Thank you, Lisa for first agreeing to go out with me when we were assistant store managers at Woolworths in North Dartmouth, Massachusetts, at a time in the 1980’s when jobs were slim and women’s shoulder pads were large.

Thank you for staying up all night with me on Thanksgiving and agreeing with me to quit Woolworths because we both knew we were better than that; creatively, intellectually, and professionally.

Thank you for saying yes to the most important and terrifying question I’ve ever asked at La Petit Auberge, in Newport, RI in 1988. It was a perfect meal, a perfect evening and you were the perfect fiancé. Oh, how I wish there was the internet back then! I would have told the world!

Thank you for walking down the aisle of the Carmelite Chapel in Newport on September 9, 1989 to become my wife, or more importantly, letting me become your husband. You planned the day perfectly, including the weather. I’ve always wanted to take a time machine back to our reception to relive it as a guest. It went too fast and I missed too much. Wow, you were beautiful!

Thank you for sticking with me those first few years. I know it wasn’t easy. I know I wasn’t easy. For that, I’m sorry and forever regret the time spent arguing when I wish now I had the time back. But we made it and it formed the diamond hard phalanx we would use to fight anyone and anything that came against us.

Thank you for giving me the two greatest gifts in the world, one a perfect combination of your creativity and your beauty and the other a combination of your passion and your adorable, hooked nose. Together, they represent the best of us and stand at the precipice of adulthood with the entire world in the palm of their hands. And they stand there because you spent every day developing their confidence and talents. The world is theirs. The world needs them. On behalf of the world, thank you.

Thank you for standing by me while I struggled. I’m sorry. I wish life had a User’s Manual. How easy life would be if we could turn to page 37 or if there was an Appendix for Troubleshooting. But there isn’t. You were always there even when I didn’t want it, always my customer support when tech support should have been called.

Thank you for enduring the barbaric attacks on your body we dare call “cancer treatment” over the past eight years, all in an effort to be here for the kids and me. Even with that noble goal, I know that had the tables been turned, I would have curled up into a little ball and gone away long ago. Women endure things that men could never conjure in their worst nightmares.

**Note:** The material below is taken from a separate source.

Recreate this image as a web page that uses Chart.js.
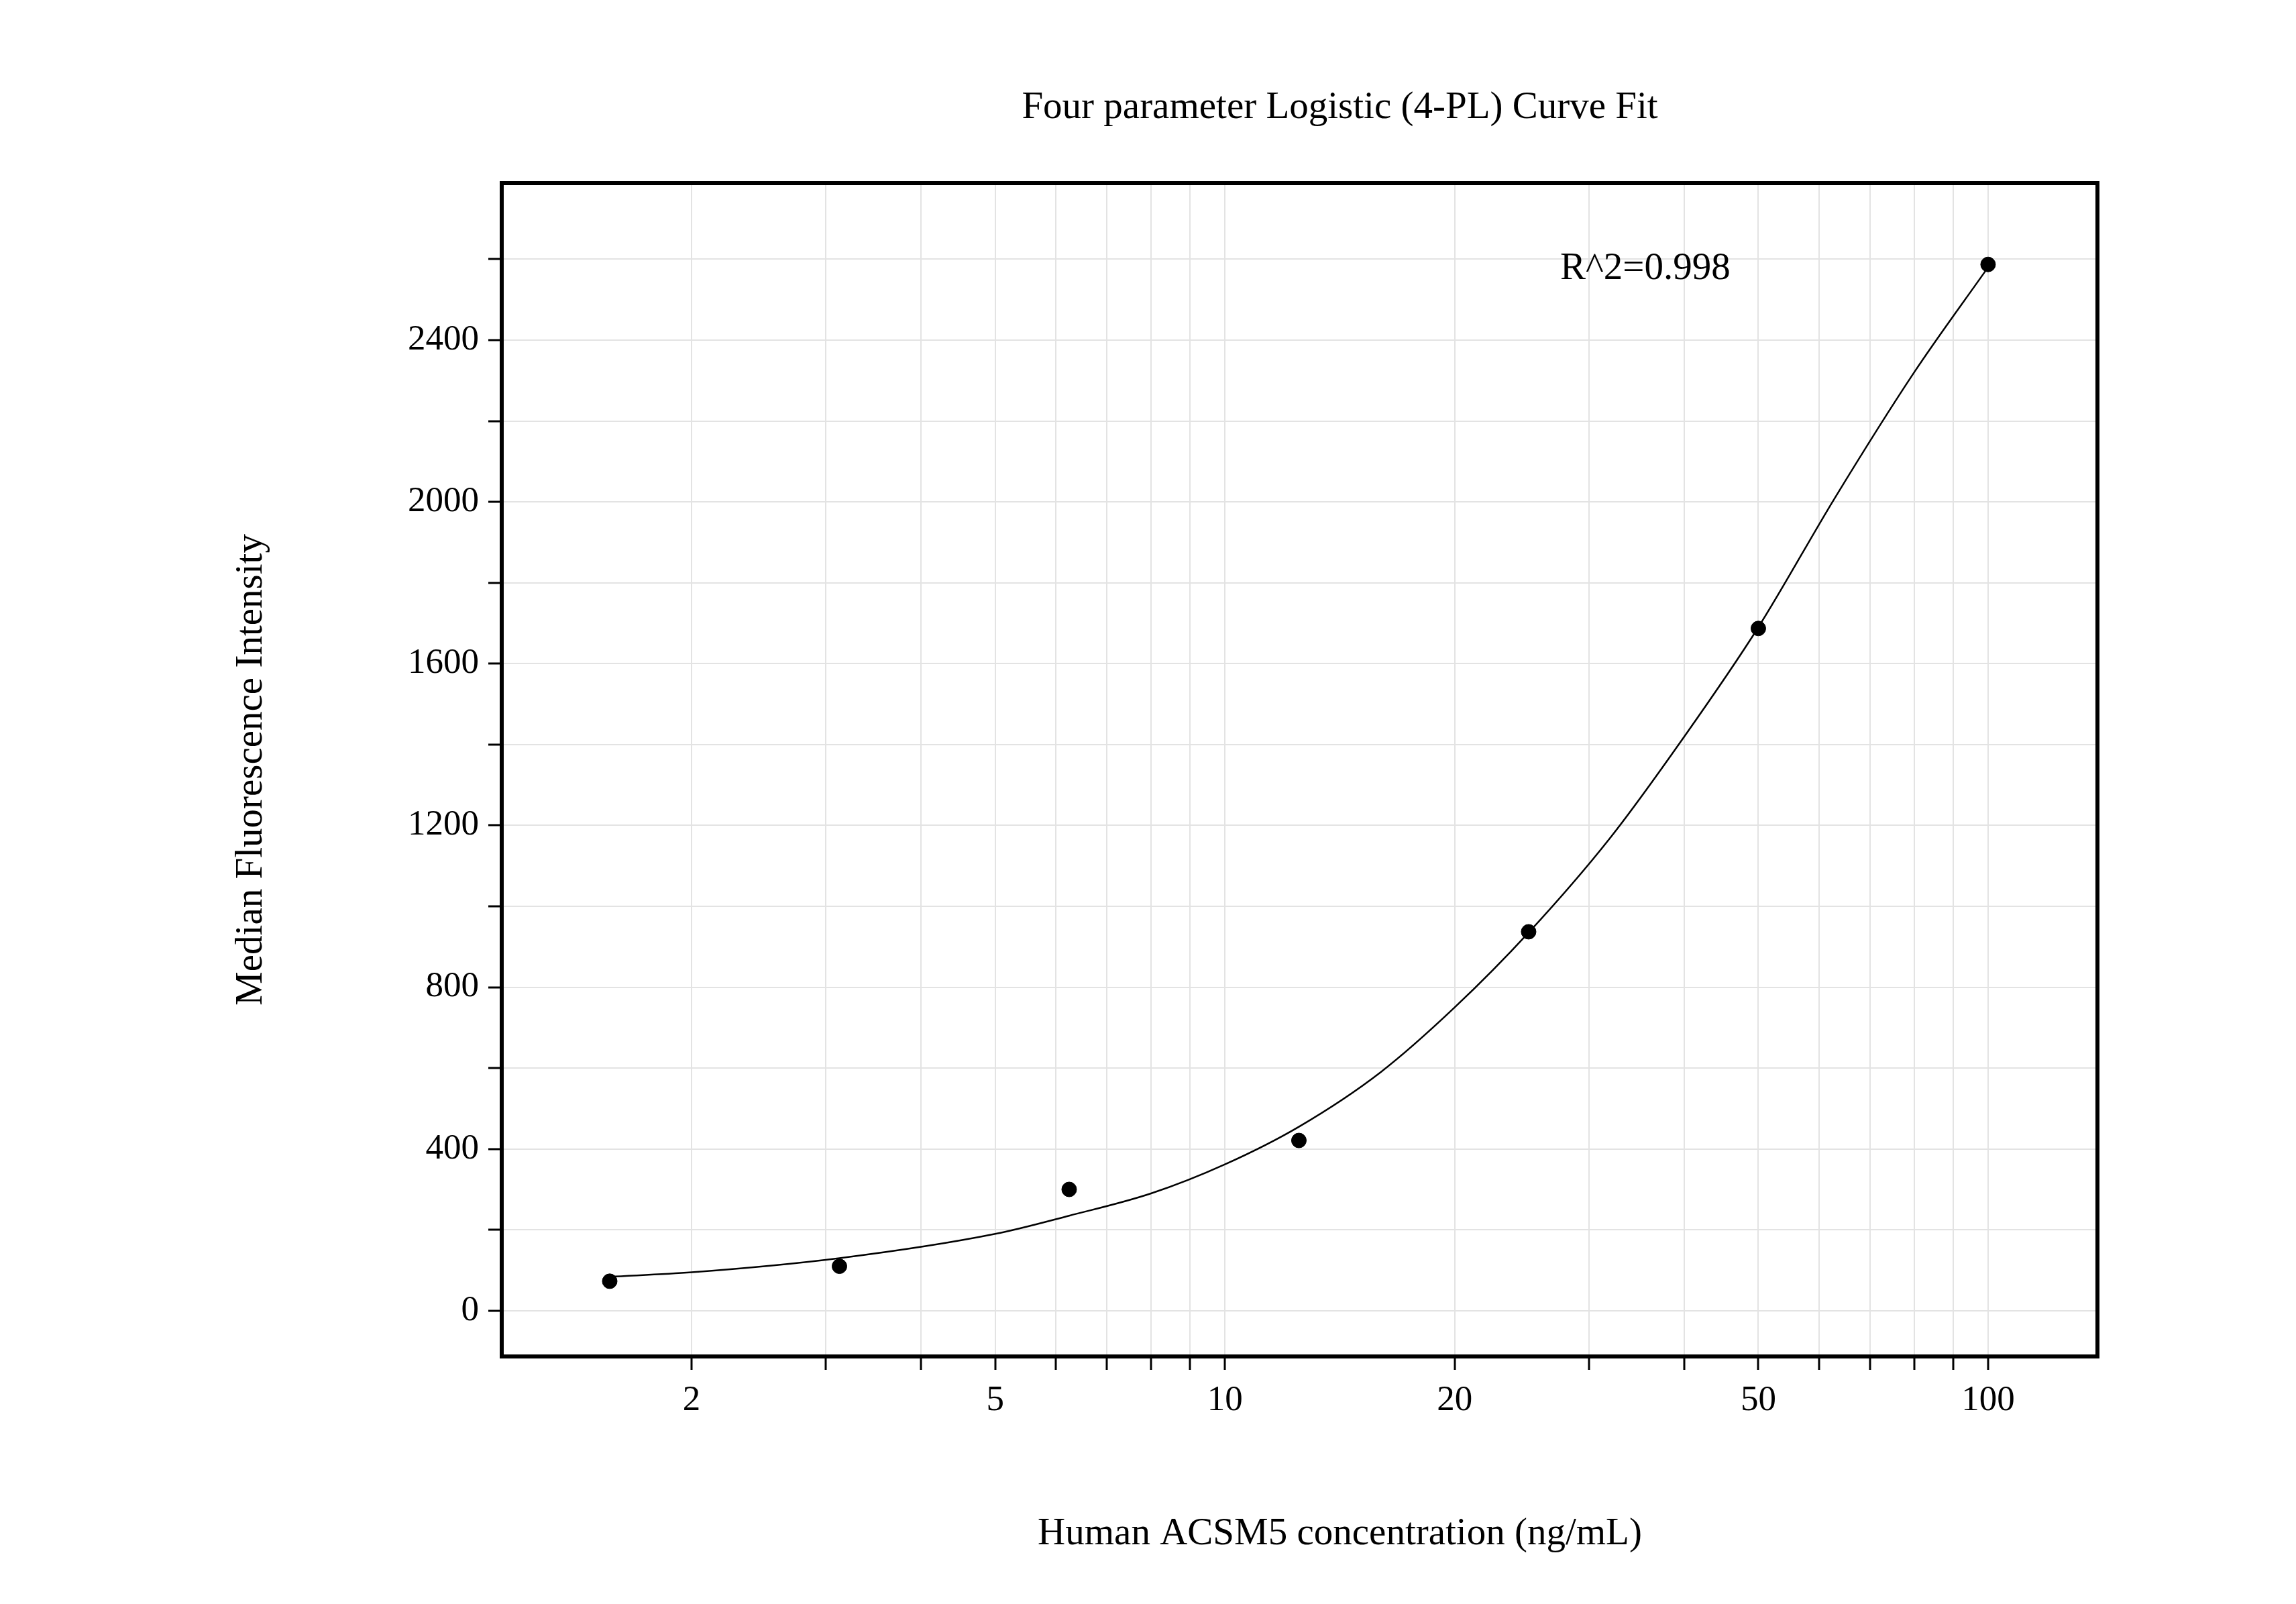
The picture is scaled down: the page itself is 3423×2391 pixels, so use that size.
<!DOCTYPE html>
<html>
<head>
<meta charset="utf-8">
<script src="https://cdn.jsdelivr.net/npm/chart.js@4.4.1/dist/chart.umd.min.js"></script>
<style>
  html, body { margin: 0; padding: 0; background: #fff; }
</style>
</head>
<body>
<canvas id="chart" width="3423" height="2391" style="width:3423px;height:2391px"></canvas>
<script>
// measured standards
const concentrations = [1.5625, 3.125, 6.25, 12.5, 25, 50, 100];
const mfiValues = [73, 110, 300, 421, 937, 1687, 2587];

// fitted 4-PL curve
const curveX = [1.5625, 2, 3.125, 5, 6.25, 8, 10, 12.5, 16, 20, 25, 32, 40, 50, 63, 80, 100];
const curveY = [84, 95, 130, 190, 235, 290, 362, 455, 590, 750, 935, 1170, 1420, 1690, 2010, 2320, 2580];

const xTickValues = [2, 3, 4, 5, 6, 7, 8, 9, 10, 20, 30, 40, 50, 60, 70, 80, 90, 100];
const xTickLabels = [2, 5, 10, 20, 50, 100];
const yTickValues = [0, 200, 400, 600, 800, 1000, 1200, 1400, 1600, 1800, 2000, 2200, 2400, 2600];
const yLabelStep = 400;

const FONT = '"Liberation Serif", "Times New Roman", serif';

const textPlugin = {
    id: 'texts',
    afterDraw(chart) {
        const ctx = chart.ctx;
        const area = chart.chartArea;
        ctx.save();
        ctx.strokeStyle = '#000';
        ctx.lineWidth = 6;
        ctx.strokeRect(area.left, area.top, area.right - area.left, area.bottom - area.top);

        ctx.fillStyle = '#000';
        ctx.textAlign = 'center';
        ctx.textBaseline = 'middle';
        ctx.font = `57px ${FONT}`;
        ctx.fillText('Four parameter Logistic (4-PL) Curve Fit', (area.left + area.right) / 2 + 60, 161);
        ctx.fillText('Human ACSM5 concentration (ng/mL)', (area.left + area.right) / 2 + 60, 2287);

        ctx.translate(375, (area.top + area.bottom) / 2);
        ctx.rotate(-Math.PI / 2);
        ctx.fillText('Median Fluorescence Intensity', 0, 0);
        ctx.restore();

        ctx.save();
        ctx.fillStyle = '#000';
        ctx.font = `57px ${FONT}`;
        ctx.textAlign = 'left';
        ctx.textBaseline = 'middle';
        ctx.fillText('R^2=0.998', 2326, 401);
        ctx.restore();
    }
};

new Chart(document.getElementById('chart').getContext('2d'), {
    type: 'scatter',
    data: {
        datasets: [
            {
                type: 'line',
                data: curveX.map((x, i) => ({ x: x, y: curveY[i] })),
                borderColor: '#000',
                borderWidth: 2.5,
                pointRadius: 0,
                cubicInterpolationMode: 'monotone'
            },
            {
                data: concentrations.map((x, i) => ({ x: x, y: mfiValues[i] })),
                backgroundColor: '#000',
                borderColor: '#000',
                pointRadius: 11
            }
        ]
    },
    options: {
        responsive: false,
        animation: false,
        devicePixelRatio: 1,
        layout: { padding: { top: 273, right: 296, left: 0, bottom: 0 } },
        plugins: { legend: { display: false }, tooltip: { enabled: false } },
        scales: {
            x: {
                type: 'logarithmic',
                min: 1.128,
                max: 139.1,
                afterBuildTicks(scale) {
                    scale.ticks = xTickValues.map(v => ({ value: v }));
                },
                afterFit(scale) { scale.height = 369; },
                grid: { color: '#e3e3e3', lineWidth: 2, tickColor: '#000', tickLength: 20, tickWidth: 3 },
                border: { display: false },
                ticks: {
                    color: '#000',
                    font: { family: FONT, size: 53 },
                    padding: 14,
                    maxRotation: 0,
                    autoSkip: false,
                    callback: v => xTickLabels.includes(v) ? String(v) : ''
                }
            },
            y: {
                min: -113,
                max: 2788,
                afterBuildTicks(scale) {
                    scale.ticks = yTickValues.map(v => ({ value: v }));
                },
                afterFit(scale) { scale.width = 748; },
                grid: { color: '#e3e3e3', lineWidth: 2, tickColor: '#000', tickLength: 20, tickWidth: 3 },
                border: { display: false },
                ticks: {
                    color: '#000',
                    font: { family: FONT, size: 53 },
                    padding: 14,
                    autoSkip: false,
                    callback: v => v % yLabelStep === 0 ? String(v) : ''
                }
            }
        }
    },
    plugins: [textPlugin]
});
</script>
</body>
</html>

Thank you for everything. You will not pass away. You will have been murdered by treasonous cells within your own body, suicidal cells replicating out of control, killer cells.

Thank you for creating my family, for taking and creating a new branch of the Fucile family tree. You have cultivated it and left it to your children as a proud and honorable name infused with all of the sap from the McIntosh bloodline. Shakespeare wrote in King Henry IV, Part II

King:               More would I, but my lungs are wasted so

That strength of speech is utterly denied me.

How I came by the crown, O God forgive,

And grant it may with thee in true peace live.

Prince Henry:  My gracious liege,

You won it, wore it, kept it, gave it me.

Then plain and right by my possession be,

Which I with more than with a common pain

‘Gainst all the world will rightfully maintain.

And now, Woolworths is gone. La Petit Auberge is gone. The Carmelite Chapel is gone. But although your body may leave us, you will never be gone. You live in each of your children and in my heart. You live in all of the memories of every person upon whom you have made an impression. You were betrayed by your body, but you never betrayed your friends. We love you. I love you. Forever. Thank you.